↓↓↓

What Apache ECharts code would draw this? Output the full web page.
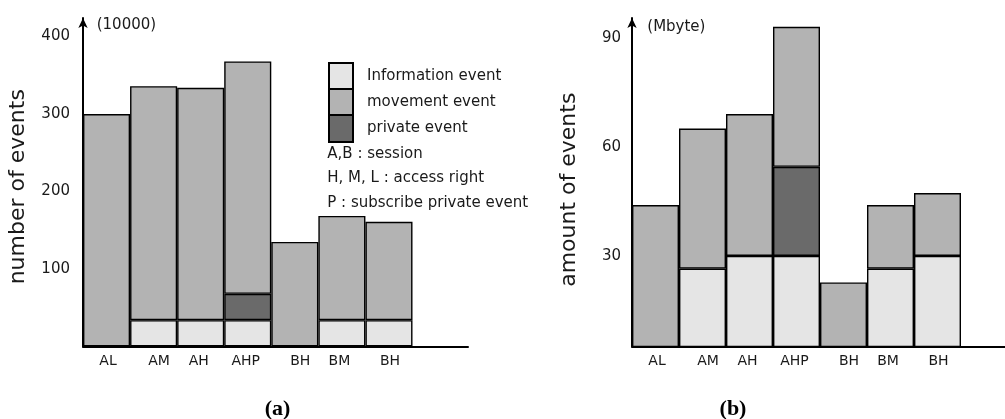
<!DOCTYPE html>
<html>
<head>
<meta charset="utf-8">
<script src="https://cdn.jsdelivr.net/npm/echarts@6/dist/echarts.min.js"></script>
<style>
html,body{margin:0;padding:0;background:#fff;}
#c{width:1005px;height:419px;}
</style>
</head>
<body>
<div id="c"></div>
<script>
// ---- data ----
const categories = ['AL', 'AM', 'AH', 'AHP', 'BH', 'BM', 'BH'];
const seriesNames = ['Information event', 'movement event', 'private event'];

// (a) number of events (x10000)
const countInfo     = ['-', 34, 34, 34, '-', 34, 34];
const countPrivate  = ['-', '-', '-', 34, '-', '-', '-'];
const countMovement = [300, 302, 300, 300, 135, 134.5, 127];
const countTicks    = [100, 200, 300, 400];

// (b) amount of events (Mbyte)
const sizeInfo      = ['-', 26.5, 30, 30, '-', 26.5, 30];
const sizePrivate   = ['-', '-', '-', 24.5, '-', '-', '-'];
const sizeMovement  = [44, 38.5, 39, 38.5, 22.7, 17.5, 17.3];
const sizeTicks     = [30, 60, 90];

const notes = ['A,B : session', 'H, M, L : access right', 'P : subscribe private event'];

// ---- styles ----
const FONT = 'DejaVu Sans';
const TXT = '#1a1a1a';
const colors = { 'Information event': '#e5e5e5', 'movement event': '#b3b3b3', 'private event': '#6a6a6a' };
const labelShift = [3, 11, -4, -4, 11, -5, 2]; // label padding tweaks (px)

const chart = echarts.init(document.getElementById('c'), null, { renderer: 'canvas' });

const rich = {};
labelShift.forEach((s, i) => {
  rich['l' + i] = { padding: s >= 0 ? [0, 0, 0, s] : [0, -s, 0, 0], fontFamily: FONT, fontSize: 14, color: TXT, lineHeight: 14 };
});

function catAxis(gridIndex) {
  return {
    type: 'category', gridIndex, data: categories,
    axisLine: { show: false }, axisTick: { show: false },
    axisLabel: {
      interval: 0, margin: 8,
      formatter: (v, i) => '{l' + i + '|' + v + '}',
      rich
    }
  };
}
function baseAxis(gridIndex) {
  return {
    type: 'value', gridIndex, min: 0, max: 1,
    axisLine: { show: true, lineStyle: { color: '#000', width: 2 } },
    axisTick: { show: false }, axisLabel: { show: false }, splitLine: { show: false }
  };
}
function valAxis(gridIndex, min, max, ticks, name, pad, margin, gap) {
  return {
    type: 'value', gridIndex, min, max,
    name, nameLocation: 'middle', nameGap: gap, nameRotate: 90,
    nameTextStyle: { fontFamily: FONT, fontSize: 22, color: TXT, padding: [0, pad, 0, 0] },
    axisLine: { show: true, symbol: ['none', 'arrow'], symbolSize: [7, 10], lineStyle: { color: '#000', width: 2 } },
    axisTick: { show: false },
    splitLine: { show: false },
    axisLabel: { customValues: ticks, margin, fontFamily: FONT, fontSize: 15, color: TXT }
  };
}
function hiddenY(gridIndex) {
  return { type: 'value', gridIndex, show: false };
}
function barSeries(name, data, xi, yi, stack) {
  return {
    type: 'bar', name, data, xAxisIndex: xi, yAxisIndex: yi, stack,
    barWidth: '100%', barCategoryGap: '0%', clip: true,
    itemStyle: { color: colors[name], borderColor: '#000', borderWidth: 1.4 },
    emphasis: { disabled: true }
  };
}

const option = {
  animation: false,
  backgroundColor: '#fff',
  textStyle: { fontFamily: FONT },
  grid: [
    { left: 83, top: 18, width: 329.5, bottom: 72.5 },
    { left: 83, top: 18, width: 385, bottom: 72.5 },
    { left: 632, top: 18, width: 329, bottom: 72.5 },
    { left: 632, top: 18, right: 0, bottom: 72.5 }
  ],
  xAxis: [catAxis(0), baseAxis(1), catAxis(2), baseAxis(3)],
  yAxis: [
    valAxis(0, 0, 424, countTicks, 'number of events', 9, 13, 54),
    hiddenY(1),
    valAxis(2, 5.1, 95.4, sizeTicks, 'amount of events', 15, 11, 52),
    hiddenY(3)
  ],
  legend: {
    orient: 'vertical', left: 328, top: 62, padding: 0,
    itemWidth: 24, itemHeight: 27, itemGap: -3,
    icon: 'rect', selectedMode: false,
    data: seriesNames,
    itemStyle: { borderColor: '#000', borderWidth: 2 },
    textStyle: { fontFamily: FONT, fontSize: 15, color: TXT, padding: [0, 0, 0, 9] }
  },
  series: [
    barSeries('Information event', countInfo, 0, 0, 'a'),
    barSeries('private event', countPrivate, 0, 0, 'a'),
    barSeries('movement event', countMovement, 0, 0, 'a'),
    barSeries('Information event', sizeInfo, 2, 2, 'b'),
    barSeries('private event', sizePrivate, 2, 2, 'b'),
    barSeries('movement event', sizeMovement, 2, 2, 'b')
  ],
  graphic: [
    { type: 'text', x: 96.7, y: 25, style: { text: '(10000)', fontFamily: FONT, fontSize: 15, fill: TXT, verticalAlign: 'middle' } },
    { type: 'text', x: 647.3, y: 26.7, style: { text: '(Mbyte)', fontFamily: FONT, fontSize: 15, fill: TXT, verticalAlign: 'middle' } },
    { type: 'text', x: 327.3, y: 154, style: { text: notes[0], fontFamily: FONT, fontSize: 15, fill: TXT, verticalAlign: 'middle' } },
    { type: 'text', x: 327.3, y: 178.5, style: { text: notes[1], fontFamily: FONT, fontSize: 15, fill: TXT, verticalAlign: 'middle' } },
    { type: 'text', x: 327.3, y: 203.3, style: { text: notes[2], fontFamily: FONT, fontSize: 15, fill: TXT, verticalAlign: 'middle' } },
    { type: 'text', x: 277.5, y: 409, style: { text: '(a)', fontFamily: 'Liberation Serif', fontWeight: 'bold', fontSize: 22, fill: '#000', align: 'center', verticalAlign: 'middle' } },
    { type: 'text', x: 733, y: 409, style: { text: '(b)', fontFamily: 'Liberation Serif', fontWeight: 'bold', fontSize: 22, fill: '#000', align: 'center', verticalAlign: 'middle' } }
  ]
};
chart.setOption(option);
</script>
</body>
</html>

↑↑↑

Stated exercise - Write the listing above out again exactly, dropping each image.

Reply -
What Apache ECharts code would draw this? Output the full web page.
<!DOCTYPE html>
<html>
<head>
<meta charset="utf-8">
<script src="https://cdn.jsdelivr.net/npm/echarts@6/dist/echarts.min.js"></script>
<style>
html,body{margin:0;padding:0;background:#fff;}
#c{width:1005px;height:419px;}
</style>
</head>
<body>
<div id="c"></div>
<script>
// ---- data ----
const categories = ['AL', 'AM', 'AH', 'AHP', 'BH', 'BM', 'BH'];
const seriesNames = ['Information event', 'movement event', 'private event'];

// (a) number of events (x10000)
const countInfo     = ['-', 34, 34, 34, '-', 34, 34];
const countPrivate  = ['-', '-', '-', 34, '-', '-', '-'];
const countMovement = [300, 302, 300, 300, 135, 134.5, 127];
const countTicks    = [100, 200, 300, 400];

// (b) amount of events (Mbyte)
const sizeInfo      = ['-', 26.5, 30, 30, '-', 26.5, 30];
const sizePrivate   = ['-', '-', '-', 24.5, '-', '-', '-'];
const sizeMovement  = [44, 38.5, 39, 38.5, 22.7, 17.5, 17.3];
const sizeTicks     = [30, 60, 90];

const notes = ['A,B : session', 'H, M, L : access right', 'P : subscribe private event'];

// ---- styles ----
const FONT = 'DejaVu Sans';
const TXT = '#1a1a1a';
const colors = { 'Information event': '#e5e5e5', 'movement event': '#b3b3b3', 'private event': '#6a6a6a' };
const labelShift = [3, 11, -4, -4, 11, -5, 2]; // label padding tweaks (px)

const chart = echarts.init(document.getElementById('c'), null, { renderer: 'canvas' });

const rich = {};
labelShift.forEach((s, i) => {
  rich['l' + i] = { padding: s >= 0 ? [0, 0, 0, s] : [0, -s, 0, 0], fontFamily: FONT, fontSize: 14, color: TXT, lineHeight: 14 };
});

function catAxis(gridIndex) {
  return {
    type: 'category', gridIndex, data: categories,
    axisLine: { show: false }, axisTick: { show: false },
    axisLabel: {
      interval: 0, margin: 8,
      formatter: (v, i) => '{l' + i + '|' + v + '}',
      rich
    }
  };
}
function baseAxis(gridIndex) {
  return {
    type: 'value', gridIndex, min: 0, max: 1,
    axisLine: { show: true, lineStyle: { color: '#000', width: 2 } },
    axisTick: { show: false }, axisLabel: { show: false }, splitLine: { show: false }
  };
}
function valAxis(gridIndex, min, max, ticks, name, pad, margin, gap) {
  return {
    type: 'value', gridIndex, min, max,
    name, nameLocation: 'middle', nameGap: gap, nameRotate: 90,
    nameTextStyle: { fontFamily: FONT, fontSize: 22, color: TXT, padding: [0, pad, 0, 0] },
    axisLine: { show: true, symbol: ['none', 'arrow'], symbolSize: [7, 10], lineStyle: { color: '#000', width: 2 } },
    axisTick: { show: false },
    splitLine: { show: false },
    axisLabel: { customValues: ticks, margin, fontFamily: FONT, fontSize: 15, color: TXT }
  };
}
function hiddenY(gridIndex) {
  return { type: 'value', gridIndex, show: false };
}
function barSeries(name, data, xi, yi, stack) {
  return {
    type: 'bar', name, data, xAxisIndex: xi, yAxisIndex: yi, stack,
    barWidth: '100%', barCategoryGap: '0%', clip: true,
    itemStyle: { color: colors[name], borderColor: '#000', borderWidth: 1.4 },
    emphasis: { disabled: true }
  };
}

const option = {
  animation: false,
  backgroundColor: '#fff',
  textStyle: { fontFamily: FONT },
  grid: [
    { left: 83, top: 18, width: 329.5, bottom: 72.5 },
    { left: 83, top: 18, width: 385, bottom: 72.5 },
    { left: 632, top: 18, width: 329, bottom: 72.5 },
    { left: 632, top: 18, right: 0, bottom: 72.5 }
  ],
  xAxis: [catAxis(0), baseAxis(1), catAxis(2), baseAxis(3)],
  yAxis: [
    valAxis(0, 0, 424, countTicks, 'number of events', 9, 13, 54),
    hiddenY(1),
    valAxis(2, 5.1, 95.4, sizeTicks, 'amount of events', 15, 11, 52),
    hiddenY(3)
  ],
  legend: {
    orient: 'vertical', left: 328, top: 62, padding: 0,
    itemWidth: 24, itemHeight: 27, itemGap: -3,
    icon: 'rect', selectedMode: false,
    data: seriesNames,
    itemStyle: { borderColor: '#000', borderWidth: 2 },
    textStyle: { fontFamily: FONT, fontSize: 15, color: TXT, padding: [0, 0, 0, 9] }
  },
  series: [
    barSeries('Information event', countInfo, 0, 0, 'a'),
    barSeries('private event', countPrivate, 0, 0, 'a'),
    barSeries('movement event', countMovement, 0, 0, 'a'),
    barSeries('Information event', sizeInfo, 2, 2, 'b'),
    barSeries('private event', sizePrivate, 2, 2, 'b'),
    barSeries('movement event', sizeMovement, 2, 2, 'b')
  ],
  graphic: [
    { type: 'text', x: 96.7, y: 25, style: { text: '(10000)', fontFamily: FONT, fontSize: 15, fill: TXT, verticalAlign: 'middle' } },
    { type: 'text', x: 647.3, y: 26.7, style: { text: '(Mbyte)', fontFamily: FONT, fontSize: 15, fill: TXT, verticalAlign: 'middle' } },
    { type: 'text', x: 327.3, y: 154, style: { text: notes[0], fontFamily: FONT, fontSize: 15, fill: TXT, verticalAlign: 'middle' } },
    { type: 'text', x: 327.3, y: 178.5, style: { text: notes[1], fontFamily: FONT, fontSize: 15, fill: TXT, verticalAlign: 'middle' } },
    { type: 'text', x: 327.3, y: 203.3, style: { text: notes[2], fontFamily: FONT, fontSize: 15, fill: TXT, verticalAlign: 'middle' } },
    { type: 'text', x: 277.5, y: 409, style: { text: '(a)', fontFamily: 'Liberation Serif', fontWeight: 'bold', fontSize: 22, fill: '#000', align: 'center', verticalAlign: 'middle' } },
    { type: 'text', x: 733, y: 409, style: { text: '(b)', fontFamily: 'Liberation Serif', fontWeight: 'bold', fontSize: 22, fill: '#000', align: 'center', verticalAlign: 'middle' } }
  ]
};
chart.setOption(option);
</script>
</body>
</html>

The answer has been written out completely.